Kathleen Wheaton’s collection, Aliens and Other Stories, received the 2013 WWPH Fiction Prize. Her fiction has appeared in many journals and she is the recipient of five Maryland State Arts Council grants.

Holly Karapetkova, Vice President, Poetry

Holly Karapetkova is the author of Words We Might One Day Say from WWPH. She’s the former Poet Laureate of Arlington, Virginia, and teaches at Marymount University.

Melanie Hatter, Secretary

Melanie Hatter is the author of two novels and one short story collection. Her most recent novel, Malawi’s Sisters, was selected by Edwidge Danticat as the winner of the inaugural Kimbilio National Fiction Prize and was published by Four Way Books in 2019. Her debut novel, The Color of My Soul, won the 2011 Washington Writers’ Publishing House Fiction Prize, and Let No One Weep for Me, Stories of Love and Loss was released in 2015.

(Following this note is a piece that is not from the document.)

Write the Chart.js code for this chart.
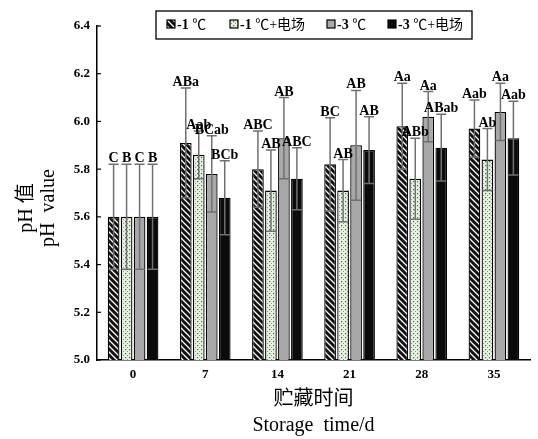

Elizabeth Bruce, Vice President, Compliance

Elizabeth Bruce’s novel And Silent Left the Place won WWPH’s Fiction Prize (distinctions: ForeWord Magazine/Texas Institute of Letters). She has published fiction in the USA and abroad.

Robert Williams, Vice President, Production

Robert Williams is the author of the collection Strivers and Other Stories, winner of the 2016 WWPH Fiction Prize. A resident of Washington, D.C., he is the recipient of four Larry Neal Writers’ Awards given by the D.C. Commission on the Arts and Humanities.

Len Kruger, Treasurer

Len Kruger lives in Washington, D.C. His short fiction has appeared in Zoetrope-All Story, The Barcelona Review, The Potomac Review, Gargoyle, Splonk, and the anthology, This is What America Looks Like: Fiction and Poetry from DC, Maryland, and Virginia. He is a graduate of the MFA Program at the University of Maryland. His debut novel, Bad Questions is the winner of the 2023 WWPH Fiction Prize. More at

Steven Leyva, Member at large

Steven Leyva was born in New Orleans, Louisiana and raised in Houston, Texas. His poems have appeared in 2 Bridges Review, Scalawag, Nashville Review, jubilat, Vinyl, Prairie Schooner, and Best American Poetry 2020. He is a Cave Canem fellow and author of the chapbook Low Parish and author of The Understudy’s Handbook which won the Jean Feldman Poetry Prize from Washington Writers Publishing House. Steven holds an MFA from the University of Baltimore, where he is an assistant professor in the Klein Family School of Communications Design.

Our mission is to publish poets and prose writers, in fiction and creative nonfiction, from across Washington DC, Maryland, and Virginia who showcase our region’s rich diversity and talents. We embrace and foster diversity within our organization, strive to be an anti-racist organization and an ally to the marginalized and historically underrepresented writers across the region. As a cooperative press, we will bring this effort forward in all our work to reflect and foster the larger literary community in the DMV. Established in 1975, the Washington Writers’ Publishing House is the longest continuously operating cooperative nonprofit press in the United States.